:: Data block

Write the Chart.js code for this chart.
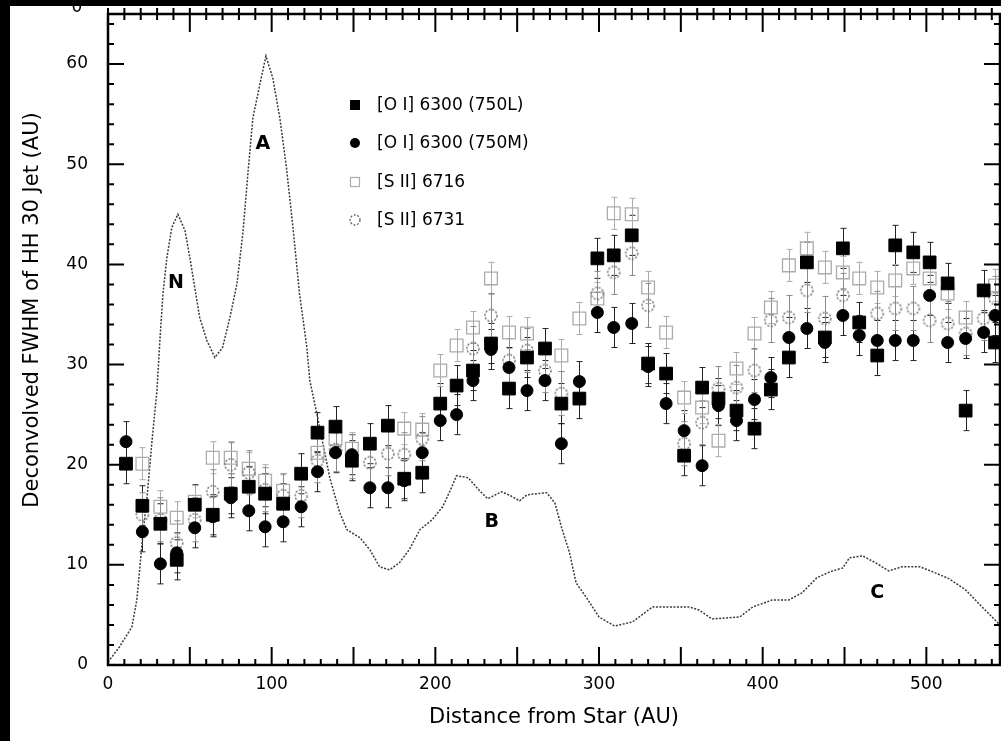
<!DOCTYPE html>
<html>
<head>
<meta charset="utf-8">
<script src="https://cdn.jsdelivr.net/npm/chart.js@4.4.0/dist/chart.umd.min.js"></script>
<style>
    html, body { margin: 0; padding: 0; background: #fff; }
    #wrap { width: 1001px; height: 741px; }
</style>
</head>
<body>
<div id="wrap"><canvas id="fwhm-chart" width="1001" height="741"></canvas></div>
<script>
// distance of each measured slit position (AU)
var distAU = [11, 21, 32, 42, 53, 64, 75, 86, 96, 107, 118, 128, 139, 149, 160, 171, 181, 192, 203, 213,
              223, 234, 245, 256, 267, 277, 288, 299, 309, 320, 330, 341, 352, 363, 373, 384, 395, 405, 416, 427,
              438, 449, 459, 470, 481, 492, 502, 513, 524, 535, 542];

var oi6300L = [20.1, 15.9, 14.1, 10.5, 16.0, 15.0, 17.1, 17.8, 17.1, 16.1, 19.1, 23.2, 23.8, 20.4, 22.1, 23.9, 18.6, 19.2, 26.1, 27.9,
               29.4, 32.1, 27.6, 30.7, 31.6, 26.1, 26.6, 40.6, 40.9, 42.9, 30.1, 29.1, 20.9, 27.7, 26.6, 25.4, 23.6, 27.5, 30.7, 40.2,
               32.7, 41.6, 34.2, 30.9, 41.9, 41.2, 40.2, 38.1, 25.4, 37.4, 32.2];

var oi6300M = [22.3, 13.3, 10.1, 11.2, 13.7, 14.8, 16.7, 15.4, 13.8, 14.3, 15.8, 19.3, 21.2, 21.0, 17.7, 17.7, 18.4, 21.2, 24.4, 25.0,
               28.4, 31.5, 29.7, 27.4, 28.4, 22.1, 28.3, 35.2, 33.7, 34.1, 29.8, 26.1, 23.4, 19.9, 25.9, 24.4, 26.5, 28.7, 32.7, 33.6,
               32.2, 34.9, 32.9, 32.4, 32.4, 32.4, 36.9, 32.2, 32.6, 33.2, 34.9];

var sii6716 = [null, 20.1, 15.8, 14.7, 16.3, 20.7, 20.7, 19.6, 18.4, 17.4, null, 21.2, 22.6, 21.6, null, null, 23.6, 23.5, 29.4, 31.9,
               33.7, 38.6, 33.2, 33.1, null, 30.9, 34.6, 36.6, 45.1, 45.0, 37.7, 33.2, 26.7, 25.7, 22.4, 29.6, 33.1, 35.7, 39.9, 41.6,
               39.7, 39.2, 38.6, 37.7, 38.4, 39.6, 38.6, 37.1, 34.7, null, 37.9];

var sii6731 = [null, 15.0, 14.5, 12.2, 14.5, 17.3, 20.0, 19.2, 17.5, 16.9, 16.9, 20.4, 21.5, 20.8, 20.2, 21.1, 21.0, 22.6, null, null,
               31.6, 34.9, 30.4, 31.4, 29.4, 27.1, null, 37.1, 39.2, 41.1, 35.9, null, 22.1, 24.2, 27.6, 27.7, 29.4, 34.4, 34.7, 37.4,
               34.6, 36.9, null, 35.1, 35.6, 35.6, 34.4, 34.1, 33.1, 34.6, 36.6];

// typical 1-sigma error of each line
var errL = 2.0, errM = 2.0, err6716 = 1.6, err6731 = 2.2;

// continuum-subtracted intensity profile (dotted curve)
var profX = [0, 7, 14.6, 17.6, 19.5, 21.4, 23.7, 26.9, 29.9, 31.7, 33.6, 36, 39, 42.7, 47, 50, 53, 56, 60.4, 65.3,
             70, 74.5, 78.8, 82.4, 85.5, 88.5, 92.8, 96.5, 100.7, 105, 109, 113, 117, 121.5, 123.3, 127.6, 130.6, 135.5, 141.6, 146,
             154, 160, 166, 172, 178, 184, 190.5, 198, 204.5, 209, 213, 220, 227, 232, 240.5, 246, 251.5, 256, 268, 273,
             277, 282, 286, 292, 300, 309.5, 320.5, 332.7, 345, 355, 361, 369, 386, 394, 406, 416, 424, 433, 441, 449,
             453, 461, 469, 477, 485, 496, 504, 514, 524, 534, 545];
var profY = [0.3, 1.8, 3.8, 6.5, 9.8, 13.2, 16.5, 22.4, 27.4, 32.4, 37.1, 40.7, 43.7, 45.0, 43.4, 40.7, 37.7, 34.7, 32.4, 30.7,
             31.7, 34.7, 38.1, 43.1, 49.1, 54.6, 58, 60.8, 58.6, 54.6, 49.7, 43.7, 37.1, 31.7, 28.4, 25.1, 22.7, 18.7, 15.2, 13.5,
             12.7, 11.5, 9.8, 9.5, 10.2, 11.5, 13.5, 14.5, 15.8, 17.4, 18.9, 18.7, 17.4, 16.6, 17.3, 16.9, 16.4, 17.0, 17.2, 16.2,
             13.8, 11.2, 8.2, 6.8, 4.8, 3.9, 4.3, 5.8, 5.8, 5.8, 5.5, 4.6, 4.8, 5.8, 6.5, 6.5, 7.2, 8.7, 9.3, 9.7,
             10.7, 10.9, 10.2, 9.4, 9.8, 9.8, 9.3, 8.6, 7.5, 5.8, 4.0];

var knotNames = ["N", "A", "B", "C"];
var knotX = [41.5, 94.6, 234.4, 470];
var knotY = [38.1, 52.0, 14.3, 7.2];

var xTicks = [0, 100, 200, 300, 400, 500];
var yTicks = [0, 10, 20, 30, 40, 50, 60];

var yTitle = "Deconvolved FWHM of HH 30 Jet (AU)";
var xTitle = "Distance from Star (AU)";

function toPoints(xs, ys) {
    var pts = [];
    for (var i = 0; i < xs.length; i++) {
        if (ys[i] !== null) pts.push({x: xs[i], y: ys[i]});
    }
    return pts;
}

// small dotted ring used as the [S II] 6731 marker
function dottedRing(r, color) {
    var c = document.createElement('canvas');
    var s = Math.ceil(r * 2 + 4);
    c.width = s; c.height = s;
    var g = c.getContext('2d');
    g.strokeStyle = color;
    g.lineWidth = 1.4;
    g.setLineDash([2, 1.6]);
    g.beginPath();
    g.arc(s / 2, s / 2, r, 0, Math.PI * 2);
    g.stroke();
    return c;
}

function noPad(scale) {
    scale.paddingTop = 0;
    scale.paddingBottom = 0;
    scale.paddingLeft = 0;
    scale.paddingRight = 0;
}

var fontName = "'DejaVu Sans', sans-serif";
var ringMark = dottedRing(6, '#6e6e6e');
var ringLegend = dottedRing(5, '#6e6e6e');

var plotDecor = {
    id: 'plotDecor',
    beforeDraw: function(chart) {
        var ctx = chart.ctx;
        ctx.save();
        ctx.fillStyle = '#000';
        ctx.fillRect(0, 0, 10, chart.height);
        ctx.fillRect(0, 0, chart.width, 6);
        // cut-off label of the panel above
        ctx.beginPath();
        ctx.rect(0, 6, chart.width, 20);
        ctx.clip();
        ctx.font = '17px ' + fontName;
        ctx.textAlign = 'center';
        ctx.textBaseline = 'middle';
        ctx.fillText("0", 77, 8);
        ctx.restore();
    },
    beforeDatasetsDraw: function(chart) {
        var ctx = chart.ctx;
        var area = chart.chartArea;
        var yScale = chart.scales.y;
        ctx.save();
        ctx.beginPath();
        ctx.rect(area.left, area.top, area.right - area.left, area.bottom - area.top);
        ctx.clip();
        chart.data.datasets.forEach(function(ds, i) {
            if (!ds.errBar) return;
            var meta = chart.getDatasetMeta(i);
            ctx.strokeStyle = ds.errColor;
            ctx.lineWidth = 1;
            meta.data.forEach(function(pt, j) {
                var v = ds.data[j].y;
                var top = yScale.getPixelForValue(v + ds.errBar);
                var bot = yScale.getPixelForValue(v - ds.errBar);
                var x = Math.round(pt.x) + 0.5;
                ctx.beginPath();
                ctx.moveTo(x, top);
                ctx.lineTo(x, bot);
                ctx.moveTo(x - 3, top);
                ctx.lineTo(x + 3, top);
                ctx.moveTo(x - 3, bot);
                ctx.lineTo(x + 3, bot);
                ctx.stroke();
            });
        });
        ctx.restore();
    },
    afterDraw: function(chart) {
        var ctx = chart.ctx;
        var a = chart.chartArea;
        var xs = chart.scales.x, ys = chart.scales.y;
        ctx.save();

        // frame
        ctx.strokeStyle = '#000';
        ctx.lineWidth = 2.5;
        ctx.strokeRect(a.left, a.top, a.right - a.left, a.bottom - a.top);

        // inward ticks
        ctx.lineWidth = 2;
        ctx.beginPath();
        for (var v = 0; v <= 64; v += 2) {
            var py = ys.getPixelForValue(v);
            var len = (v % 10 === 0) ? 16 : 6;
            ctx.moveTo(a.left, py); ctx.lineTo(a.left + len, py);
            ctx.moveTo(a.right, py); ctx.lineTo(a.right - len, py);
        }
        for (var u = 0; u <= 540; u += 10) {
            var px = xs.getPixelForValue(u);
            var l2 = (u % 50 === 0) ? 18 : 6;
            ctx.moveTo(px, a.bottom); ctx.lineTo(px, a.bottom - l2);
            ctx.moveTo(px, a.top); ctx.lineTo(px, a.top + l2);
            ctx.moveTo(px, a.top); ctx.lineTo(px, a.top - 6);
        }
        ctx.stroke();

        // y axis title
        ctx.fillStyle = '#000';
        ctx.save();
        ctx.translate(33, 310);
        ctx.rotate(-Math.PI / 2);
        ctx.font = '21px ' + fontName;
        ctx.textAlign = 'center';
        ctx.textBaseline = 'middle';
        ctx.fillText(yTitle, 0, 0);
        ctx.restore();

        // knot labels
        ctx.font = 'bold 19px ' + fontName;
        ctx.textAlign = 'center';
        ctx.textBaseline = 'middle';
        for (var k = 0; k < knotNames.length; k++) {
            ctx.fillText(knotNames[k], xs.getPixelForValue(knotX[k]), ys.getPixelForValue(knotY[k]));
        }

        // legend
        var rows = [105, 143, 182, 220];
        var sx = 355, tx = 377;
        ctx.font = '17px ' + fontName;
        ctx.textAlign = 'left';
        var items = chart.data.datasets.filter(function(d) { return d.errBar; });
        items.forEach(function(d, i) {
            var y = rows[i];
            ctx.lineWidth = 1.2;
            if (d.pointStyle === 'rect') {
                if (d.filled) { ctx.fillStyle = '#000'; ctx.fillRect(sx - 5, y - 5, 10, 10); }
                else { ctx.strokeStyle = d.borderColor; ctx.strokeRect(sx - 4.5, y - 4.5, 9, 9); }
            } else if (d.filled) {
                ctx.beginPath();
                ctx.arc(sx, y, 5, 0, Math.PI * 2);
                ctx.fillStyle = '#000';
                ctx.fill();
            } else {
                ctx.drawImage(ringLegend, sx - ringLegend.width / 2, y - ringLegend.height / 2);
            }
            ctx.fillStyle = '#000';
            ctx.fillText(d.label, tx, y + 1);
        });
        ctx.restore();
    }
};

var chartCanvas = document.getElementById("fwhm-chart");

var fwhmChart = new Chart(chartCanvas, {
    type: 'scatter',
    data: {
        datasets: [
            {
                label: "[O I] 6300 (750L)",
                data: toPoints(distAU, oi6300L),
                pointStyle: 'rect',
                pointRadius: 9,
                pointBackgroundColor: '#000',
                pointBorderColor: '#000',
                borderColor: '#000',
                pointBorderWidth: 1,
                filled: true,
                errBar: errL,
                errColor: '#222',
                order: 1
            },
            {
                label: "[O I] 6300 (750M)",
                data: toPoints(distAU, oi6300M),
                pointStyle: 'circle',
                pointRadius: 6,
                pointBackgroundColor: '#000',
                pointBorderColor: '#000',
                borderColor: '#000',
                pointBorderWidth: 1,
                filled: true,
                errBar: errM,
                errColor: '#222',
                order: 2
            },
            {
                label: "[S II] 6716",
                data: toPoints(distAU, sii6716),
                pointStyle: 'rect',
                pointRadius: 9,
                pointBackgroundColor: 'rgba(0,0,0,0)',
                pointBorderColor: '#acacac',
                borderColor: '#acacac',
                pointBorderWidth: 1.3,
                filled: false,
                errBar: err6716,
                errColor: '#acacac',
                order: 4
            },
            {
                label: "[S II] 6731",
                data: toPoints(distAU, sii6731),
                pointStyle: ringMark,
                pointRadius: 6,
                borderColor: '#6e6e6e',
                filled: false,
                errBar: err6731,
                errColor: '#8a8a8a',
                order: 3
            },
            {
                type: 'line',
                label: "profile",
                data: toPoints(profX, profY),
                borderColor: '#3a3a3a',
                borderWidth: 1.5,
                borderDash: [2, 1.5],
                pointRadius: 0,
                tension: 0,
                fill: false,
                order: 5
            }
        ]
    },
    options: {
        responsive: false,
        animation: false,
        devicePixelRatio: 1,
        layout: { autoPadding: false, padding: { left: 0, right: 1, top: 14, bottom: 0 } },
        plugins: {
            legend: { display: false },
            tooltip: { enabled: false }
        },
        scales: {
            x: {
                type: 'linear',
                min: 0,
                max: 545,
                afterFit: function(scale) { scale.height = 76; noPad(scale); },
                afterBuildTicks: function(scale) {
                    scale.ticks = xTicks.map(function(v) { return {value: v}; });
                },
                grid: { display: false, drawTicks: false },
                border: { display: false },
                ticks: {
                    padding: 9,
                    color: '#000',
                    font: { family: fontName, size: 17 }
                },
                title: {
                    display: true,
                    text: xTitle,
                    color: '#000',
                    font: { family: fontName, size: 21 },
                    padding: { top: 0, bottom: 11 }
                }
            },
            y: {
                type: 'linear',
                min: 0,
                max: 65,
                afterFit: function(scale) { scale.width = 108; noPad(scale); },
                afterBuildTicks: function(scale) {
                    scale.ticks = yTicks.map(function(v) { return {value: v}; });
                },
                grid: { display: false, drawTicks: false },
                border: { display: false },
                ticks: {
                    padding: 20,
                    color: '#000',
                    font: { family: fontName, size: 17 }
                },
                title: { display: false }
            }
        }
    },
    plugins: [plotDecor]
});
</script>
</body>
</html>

::::

### Direction
Could the lines from the top of the material through the line with "25.4, 37.4, 32.2];" be repeated exactly, pictures left out?

### Task solution
Write the Chart.js code for this chart.
<!DOCTYPE html>
<html>
<head>
<meta charset="utf-8">
<script src="https://cdn.jsdelivr.net/npm/chart.js@4.4.0/dist/chart.umd.min.js"></script>
<style>
    html, body { margin: 0; padding: 0; background: #fff; }
    #wrap { width: 1001px; height: 741px; }
</style>
</head>
<body>
<div id="wrap"><canvas id="fwhm-chart" width="1001" height="741"></canvas></div>
<script>
// distance of each measured slit position (AU)
var distAU = [11, 21, 32, 42, 53, 64, 75, 86, 96, 107, 118, 128, 139, 149, 160, 171, 181, 192, 203, 213,
              223, 234, 245, 256, 267, 277, 288, 299, 309, 320, 330, 341, 352, 363, 373, 384, 395, 405, 416, 427,
              438, 449, 459, 470, 481, 492, 502, 513, 524, 535, 542];

var oi6300L = [20.1, 15.9, 14.1, 10.5, 16.0, 15.0, 17.1, 17.8, 17.1, 16.1, 19.1, 23.2, 23.8, 20.4, 22.1, 23.9, 18.6, 19.2, 26.1, 27.9,
               29.4, 32.1, 27.6, 30.7, 31.6, 26.1, 26.6, 40.6, 40.9, 42.9, 30.1, 29.1, 20.9, 27.7, 26.6, 25.4, 23.6, 27.5, 30.7, 40.2,
               32.7, 41.6, 34.2, 30.9, 41.9, 41.2, 40.2, 38.1, 25.4, 37.4, 32.2];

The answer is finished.